The Kansas City Council approved last week setting a vote that will ask voters whether to remove Longfellow Park, 502 E. 26th St., from the park system ahead of a proposal to sell the park to Ronald McDonald House Charities of Kansas City, which provides lodging and housing to families with sick children in nearby hospitals.
Ronald McDonald House, which is currently on the park site and has to turn families away due to limited space, is looking to buy the 3.4-acre park near Crown Center and expand onto it while maintaining public access to about 1.5 acres of the site.
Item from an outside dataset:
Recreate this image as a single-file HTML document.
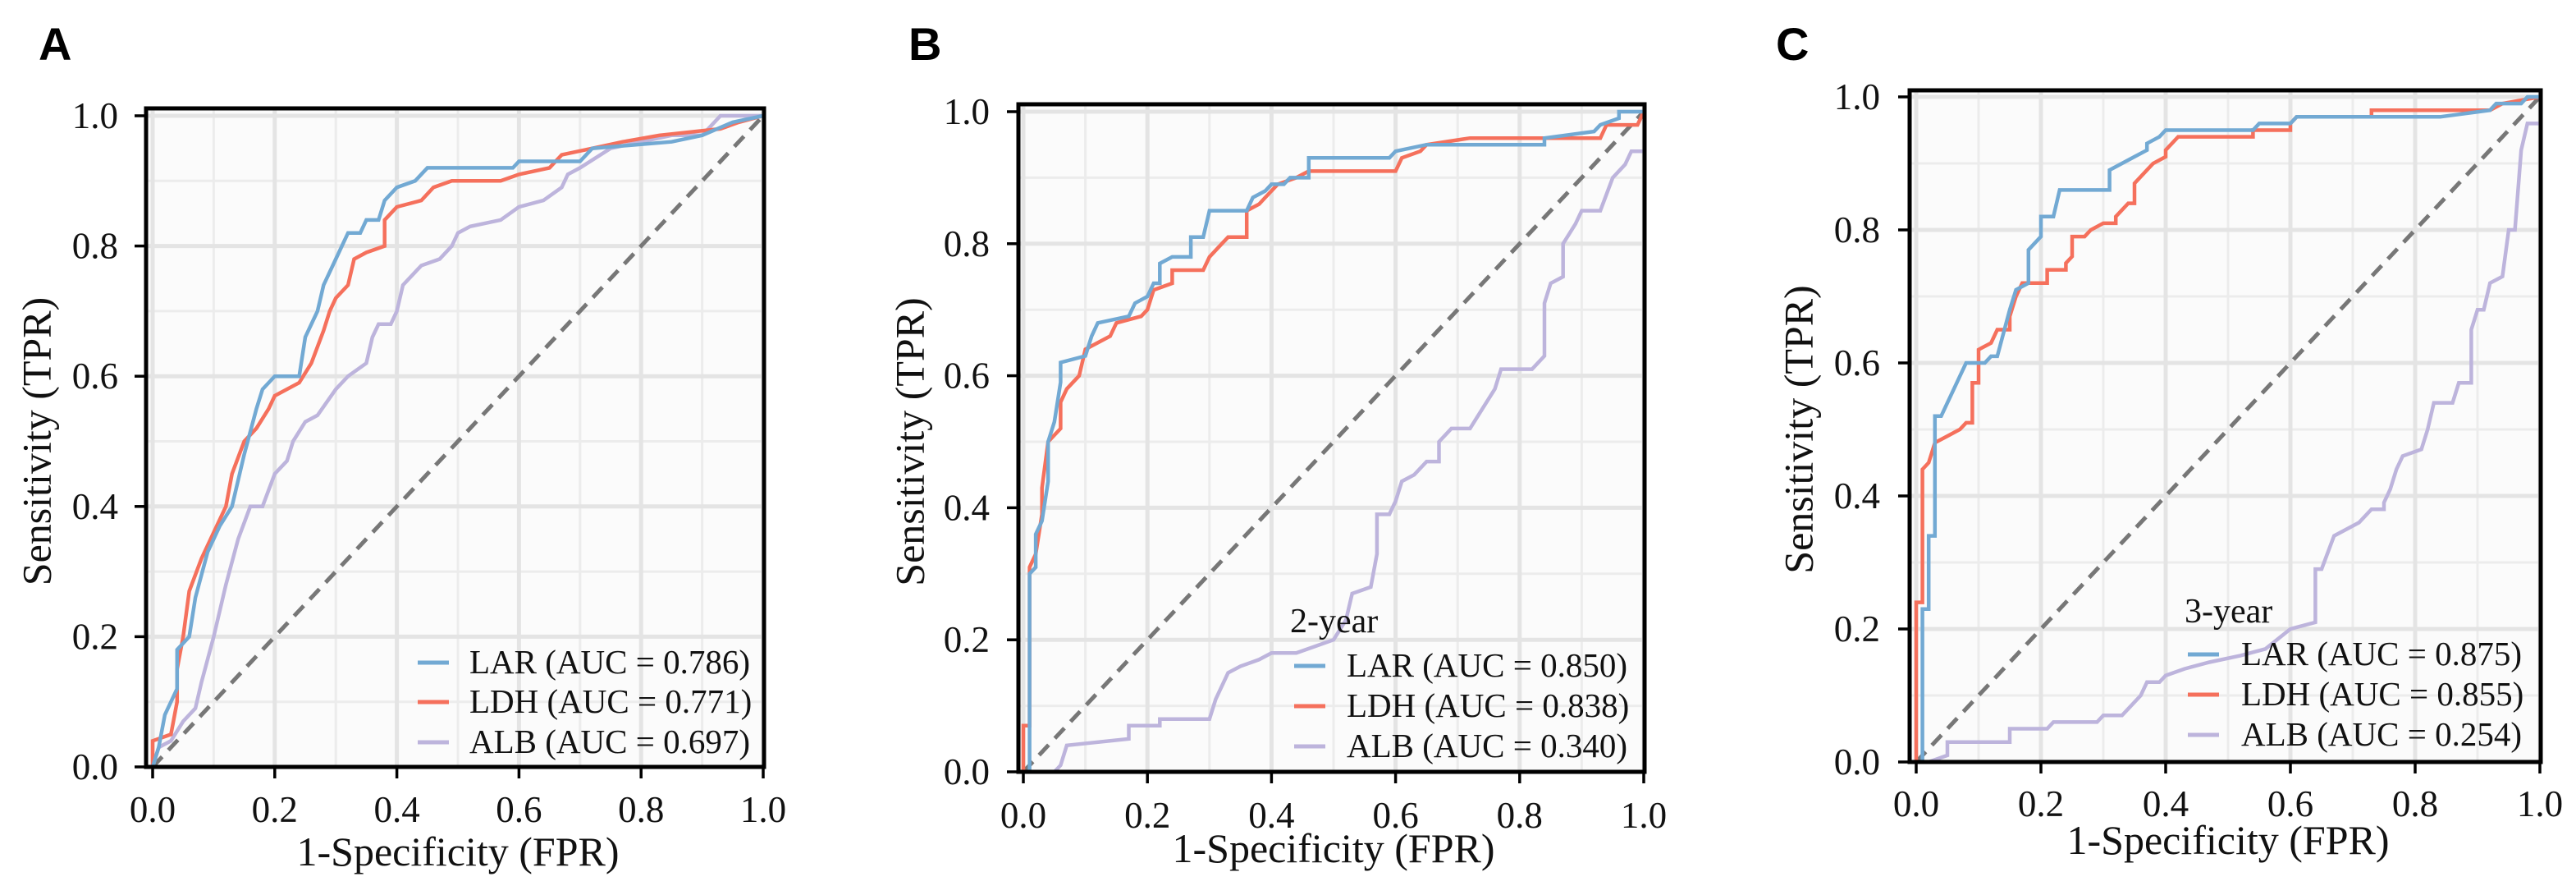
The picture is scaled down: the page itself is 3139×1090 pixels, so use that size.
<!DOCTYPE html>
<html><head><meta charset="utf-8">
<style>
html,body{margin:0;padding:0;background:#fff;}
svg{display:block;font-family:"Liberation Serif",serif;}
.pl{font-family:"Liberation Sans",sans-serif;font-weight:bold;}
</style></head>
<body>
<svg id="chart" width="3139" height="1090" viewBox="0 0 3139 1090" xmlns="http://www.w3.org/2000/svg"></svg>
<script>
const tickValues = [0, 0.2, 0.4, 0.6, 0.8, 1.0];
const tickLabels = ["0.0","0.2","0.4","0.6","0.8","1.0"];
const seriesNames = ["LAR","LDH","ALB"];
const panelLetters = ["A","B","C"];
const legendTitles = ["", "2-year", "3-year"];
const aucA = ["0.786","0.771","0.697"];
const aucB = ["0.850","0.838","0.340"];
const aucC = ["0.875","0.855","0.254"];
const larA = [[0,0],[0.01,0.03],[0.02,0.08],[0.04,0.12],[0.04,0.18],[0.06,0.2],[0.07,0.26],[0.09,0.33],[0.11,0.37],[0.13,0.4],[0.15,0.48],[0.17,0.55],[0.18,0.58],[0.2,0.6],[0.24,0.6],[0.25,0.66],[0.27,0.7],[0.28,0.74],[0.3,0.78],[0.32,0.82],[0.34,0.82],[0.35,0.84],[0.37,0.84],[0.38,0.87],[0.4,0.89],[0.43,0.9],[0.45,0.92],[0.59,0.92],[0.6,0.93],[0.7,0.93],[0.72,0.95],[0.85,0.96],[0.9,0.97],[0.95,0.99],[1,1]];
const ldhA = [[0,0],[0,0.04],[0.03,0.05],[0.04,0.1],[0.04,0.15],[0.05,0.2],[0.06,0.27],[0.08,0.32],[0.1,0.36],[0.12,0.4],[0.13,0.45],[0.15,0.5],[0.17,0.52],[0.19,0.55],[0.2,0.57],[0.24,0.59],[0.26,0.62],[0.28,0.67],[0.29,0.7],[0.3,0.72],[0.32,0.74],[0.33,0.78],[0.35,0.79],[0.38,0.8],[0.38,0.84],[0.4,0.86],[0.44,0.87],[0.46,0.89],[0.49,0.9],[0.57,0.9],[0.6,0.91],[0.65,0.92],[0.67,0.94],[0.72,0.95],[0.77,0.96],[0.83,0.97],[0.93,0.98],[0.96,0.99],[1,1]];
const albA = [[0,0],[0.01,0.03],[0.03,0.04],[0.05,0.07],[0.07,0.09],[0.08,0.13],[0.1,0.2],[0.12,0.28],[0.14,0.35],[0.16,0.4],[0.18,0.4],[0.2,0.45],[0.22,0.47],[0.23,0.5],[0.25,0.53],[0.27,0.54],[0.3,0.58],[0.32,0.6],[0.35,0.62],[0.36,0.66],[0.37,0.68],[0.39,0.68],[0.4,0.7],[0.41,0.74],[0.44,0.77],[0.47,0.78],[0.49,0.8],[0.5,0.82],[0.52,0.83],[0.57,0.84],[0.6,0.86],[0.64,0.87],[0.67,0.89],[0.68,0.91],[0.7,0.92],[0.75,0.95],[0.8,0.96],[0.85,0.97],[0.9,0.97],[0.92,0.99],[0.93,1],[1,1]];
const larB = [[0.01,0],[0.01,0.3],[0.02,0.31],[0.02,0.36],[0.03,0.38],[0.04,0.44],[0.04,0.5],[0.05,0.53],[0.06,0.59],[0.06,0.62],[0.1,0.63],[0.11,0.66],[0.12,0.68],[0.17,0.69],[0.18,0.71],[0.2,0.72],[0.21,0.74],[0.22,0.74],[0.22,0.77],[0.24,0.78],[0.27,0.78],[0.27,0.81],[0.29,0.81],[0.3,0.85],[0.36,0.85],[0.37,0.87],[0.39,0.88],[0.4,0.89],[0.42,0.89],[0.43,0.9],[0.46,0.9],[0.46,0.93],[0.59,0.93],[0.6,0.94],[0.65,0.95],[0.84,0.95],[0.84,0.96],[0.92,0.97],[0.93,0.98],[0.96,0.99],[0.96,1],[1,1]];
const ldhB = [[0,0],[0,0.07],[0.01,0.07],[0.01,0.31],[0.02,0.33],[0.03,0.39],[0.03,0.43],[0.04,0.5],[0.06,0.52],[0.06,0.56],[0.07,0.58],[0.09,0.6],[0.1,0.64],[0.12,0.65],[0.14,0.66],[0.15,0.68],[0.19,0.69],[0.2,0.7],[0.21,0.73],[0.24,0.74],[0.24,0.76],[0.29,0.76],[0.3,0.78],[0.32,0.8],[0.33,0.81],[0.36,0.81],[0.36,0.85],[0.38,0.86],[0.39,0.87],[0.4,0.88],[0.41,0.89],[0.44,0.9],[0.46,0.91],[0.6,0.91],[0.61,0.93],[0.64,0.94],[0.65,0.95],[0.72,0.96],[0.93,0.96],[0.94,0.98],[0.99,0.98],[1,1]];
const albB = [[0.05,0],[0.06,0.01],[0.07,0.04],[0.17,0.05],[0.17,0.07],[0.22,0.07],[0.22,0.08],[0.3,0.08],[0.31,0.11],[0.33,0.15],[0.35,0.16],[0.38,0.17],[0.4,0.18],[0.44,0.18],[0.47,0.19],[0.5,0.2],[0.52,0.23],[0.53,0.27],[0.56,0.28],[0.57,0.33],[0.57,0.39],[0.59,0.39],[0.6,0.41],[0.61,0.44],[0.63,0.45],[0.65,0.47],[0.67,0.47],[0.67,0.5],[0.69,0.52],[0.72,0.52],[0.74,0.55],[0.76,0.58],[0.77,0.61],[0.82,0.61],[0.84,0.63],[0.84,0.71],[0.85,0.74],[0.87,0.75],[0.87,0.8],[0.89,0.83],[0.9,0.85],[0.93,0.85],[0.95,0.9],[0.97,0.92],[0.98,0.94],[1,0.94]];
const larC = [[0.01,0],[0.01,0.23],[0.02,0.23],[0.02,0.34],[0.03,0.34],[0.03,0.52],[0.04,0.52],[0.05,0.54],[0.06,0.56],[0.07,0.58],[0.08,0.6],[0.11,0.6],[0.12,0.61],[0.13,0.61],[0.15,0.68],[0.16,0.71],[0.18,0.72],[0.18,0.77],[0.2,0.79],[0.2,0.82],[0.22,0.82],[0.23,0.86],[0.31,0.86],[0.31,0.89],[0.33,0.9],[0.35,0.91],[0.37,0.92],[0.37,0.93],[0.39,0.94],[0.4,0.95],[0.54,0.95],[0.55,0.96],[0.6,0.96],[0.61,0.97],[0.84,0.97],[0.92,0.98],[0.93,0.99],[0.97,0.99],[0.98,1],[1,1]];
const ldhC = [[0,0],[0,0.24],[0.01,0.24],[0.01,0.44],[0.02,0.45],[0.03,0.48],[0.05,0.49],[0.07,0.5],[0.08,0.51],[0.09,0.51],[0.09,0.57],[0.1,0.57],[0.1,0.62],[0.12,0.63],[0.13,0.65],[0.15,0.65],[0.15,0.67],[0.16,0.7],[0.17,0.72],[0.21,0.72],[0.21,0.74],[0.24,0.74],[0.24,0.75],[0.25,0.76],[0.25,0.79],[0.27,0.79],[0.28,0.8],[0.3,0.81],[0.32,0.81],[0.32,0.82],[0.33,0.83],[0.34,0.84],[0.35,0.84],[0.35,0.87],[0.37,0.89],[0.38,0.9],[0.4,0.91],[0.4,0.92],[0.42,0.94],[0.54,0.94],[0.54,0.95],[0.6,0.95],[0.6,0.96],[0.61,0.97],[0.73,0.97],[0.73,0.98],[0.92,0.98],[0.94,0.99],[1,1]];
const albC = [[0,0],[0.02,0],[0.05,0.01],[0.05,0.03],[0.15,0.03],[0.15,0.05],[0.21,0.05],[0.22,0.06],[0.29,0.06],[0.3,0.07],[0.33,0.07],[0.34,0.08],[0.36,0.1],[0.37,0.12],[0.39,0.12],[0.4,0.13],[0.43,0.14],[0.47,0.15],[0.52,0.16],[0.56,0.17],[0.6,0.2],[0.64,0.21],[0.64,0.29],[0.65,0.29],[0.67,0.34],[0.71,0.36],[0.73,0.38],[0.75,0.38],[0.75,0.39],[0.76,0.41],[0.77,0.44],[0.78,0.46],[0.81,0.47],[0.82,0.5],[0.83,0.54],[0.86,0.54],[0.87,0.57],[0.89,0.57],[0.89,0.65],[0.9,0.68],[0.91,0.68],[0.92,0.72],[0.94,0.73],[0.95,0.8],[0.96,0.8],[0.97,0.92],[0.98,0.96],[1,0.96]];

const panelData = [[larA,ldhA,albA],[larB,ldhB,albB],[larC,ldhC,albC]];
const panelAuc = [aucA,aucB,aucC];
const colors = ["#72a9d3","#f5705c","#bdb4dc"];

const layouts = [
 {fl:178,fr:931,ft:132,fb:934,x0:186,x1:930,y1:141,y0:934,letter:[47,73],ytr:144,xtb:1001,ytx:50,xtitle:1054,leg:{tx:0,ty:0,lx:509,tx2:572,rows:[820,868,917]}},
 {fl:1241,fr:2004,ft:127,fb:940,x0:1247,x1:2003,y1:136,y0:940,letter:[1107,73],ytr:1206,xtb:1008,ytx:1114,xtitle:1050,leg:{tx:1572,ty:770,lx:1577,tx2:1641,rows:[824,873,922]}},
 {fl:2327,fr:3096,ft:110,fb:928,x0:2335,x1:3095,y1:118,y0:928,letter:[2164,73],ytr:2291,xtb:994,ytx:2197,xtitle:1040,leg:{tx:2662,ty:758,lx:2666,tx2:2731,rows:[810,859,908]}}
];

const NS = "http://www.w3.org/2000/svg";
const svg = document.getElementById("chart");
function mk(tag, attrs, parent){
  const e = document.createElementNS(NS, tag);
  for (const k in attrs) e.setAttribute(k, attrs[k]);
  (parent||svg).appendChild(e);
  return e;
}

layouts.forEach((L, p) => {
  const g = mk("g", {});
  
  
  const sx = v => L.x0 + v * (L.x1 - L.x0);
  const sy = v => L.y0 - v * (L.y0 - L.y1);

  const lt = mk("text", {x:L.letter[0], y:L.letter[1], "font-size":56, class:"pl"}, g);
  lt.textContent = panelLetters[p];
  
  

  const bg = mk("rect", {x:L.fl, y:L.ft, width:L.fr-L.fl, height:L.fb-L.ft, fill:"#fbfbfb"}, g);
  
  

  for (let i = 1; i < 10; i += 2) {
    const v = i / 10;
    mk("line", {x1:sx(v), x2:sx(v), y1:L.ft, y2:L.fb, stroke:"#ececec", "stroke-width":3}, g);
    mk("line", {x1:L.fl, x2:L.fr, y1:sy(v), y2:sy(v), stroke:"#ececec", "stroke-width":3}, g);
  }
  tickValues.forEach((v, i) => {
    const gx = mk("line", {x1:sx(v), x2:sx(v), y1:L.ft, y2:L.fb, stroke:"#e4e4e4", "stroke-width":5}, g);
    
    
    const gy = mk("line", {x1:L.fl, x2:L.fr, y1:sy(v), y2:sy(v), stroke:"#e4e4e4", "stroke-width":5}, g);
    
    
    mk("line", {x1:sx(v), x2:sx(v), y1:L.fb, y2:L.fb+14, stroke:"#000", "stroke-width":3.5}, g);
    mk("line", {x1:L.fl-14, x2:L.fl, y1:sy(v), y2:sy(v), stroke:"#000", "stroke-width":3.5}, g);
    const xt = mk("text", {x:sx(v), y:L.xtb, "font-size":45, "text-anchor":"middle", fill:"#111"}, g);
    xt.textContent = tickLabels[i];
    
    
    const yt = mk("text", {x:L.ytr, y:sy(v)+15, "font-size":45, "text-anchor":"end", fill:"#111"}, g);
    yt.textContent = tickLabels[i];
    
    
  });

  const dg = mk("line", {x1:sx(0), y1:sy(0), x2:sx(1), y2:sy(1), stroke:"#777", "stroke-width":5, "stroke-dasharray":"17 11"}, g);
  
  

  [2,1,0].forEach(s => {
    const pts = panelData[p][s].map(d => sx(d[0]).toFixed(1) + "," + sy(d[1]).toFixed(1)).join(" ");
    const pl = mk("polyline", {points:pts, fill:"none", stroke:colors[s], "stroke-width":4.5, "stroke-linejoin":"miter"}, g);
    
    
  });

  const fr = mk("rect", {x:L.fl, y:L.ft, width:L.fr-L.fl, height:L.fb-L.ft, fill:"none", stroke:"#000", "stroke-width":5}, g);
  
  

  const xa = mk("text", {x:(L.x0+L.x1)/2, y:L.xtitle, "font-size":50, "text-anchor":"middle", fill:"#111"}, g);
  xa.textContent = "1-Specificity (FPR)";
  
  
  const cy = (L.y0 + L.y1) / 2;
  const ya = mk("text", {x:L.ytx, y:cy, "font-size":50, "text-anchor":"middle", fill:"#111", transform:"rotate(-90 "+L.ytx+" "+cy+")", "dominant-baseline":"middle"}, g);
  ya.textContent = "Sensitivity (TPR)";
  
  

  if (legendTitles[p]) {
    const lt2 = mk("text", {x:L.leg.tx, y:L.leg.ty, "font-size":42, fill:"#111"}, g);
    lt2.textContent = legendTitles[p];
    
    
  }
  seriesNames.forEach((n, s) => {
    const ry = L.leg.rows[s];
    const eg = mk("g", {}, g);
    
    
    mk("line", {x1:L.leg.lx, x2:L.leg.lx+38, y1:ry-13, y2:ry-13, stroke:colors[s], "stroke-width":5}, eg);
    const t = mk("text", {x:L.leg.tx2, y:ry, "font-size":41, fill:"#111"}, eg);
    t.textContent = n + " (AUC = " + panelAuc[p][s] + ")";
  });
});
</script>
</body></html>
Tami Greenberg, CEO of the local Ronald McDonald House, told The Star in an interview that the organization serves families with children fighting serious illnesses and complications: cancer, premature births, organ transplants.
“These families have just encountered what is presumably the biggest challenge of their lives with a sick child,” Greenberg said. “And Ronald McDonald House takes care of families so they can be close to their children when they’re going through medical care. And we don’t have enough room.”
There are currently 94 rooms available and they are full almost every night, Greenberg said, and nearly 700 families had to be turned away last year because the rooms were full. Instead, she said, some families will sleep in a chair by their children in the hospital, or even delay medical care until there’s room at the Ronald McDonald House.
Others simply have to leave their children in the hospital and return home until there’s room.
With the proposed expansion at Longfellow Park, Ronald McDonald House could add at least 40 more rooms for 134 rooms total, allowing the organization to provide space to about 1,400 more families every year. The organization is studying whether that would be enough of an expansion to solve the vacancy issue or if it may need to consider doing more.
The price Ronald McDonald House would pay for the city for the park is currently undecided, should the referendum pass, but Greenberg expects the price to be fair. Costs for the expansion project will come from fundraising and the construction timeline is to be determined.
The Longfellow Park vote will be April 8 in Kansas City. The ballot will also ask voters whether to approve renewing a public safety sales tax for 20 years to cover the costs of building a new municipal rehabilitation and detention center alongside other construction, operational and maintenance needs for law enforcement and emergency service providers.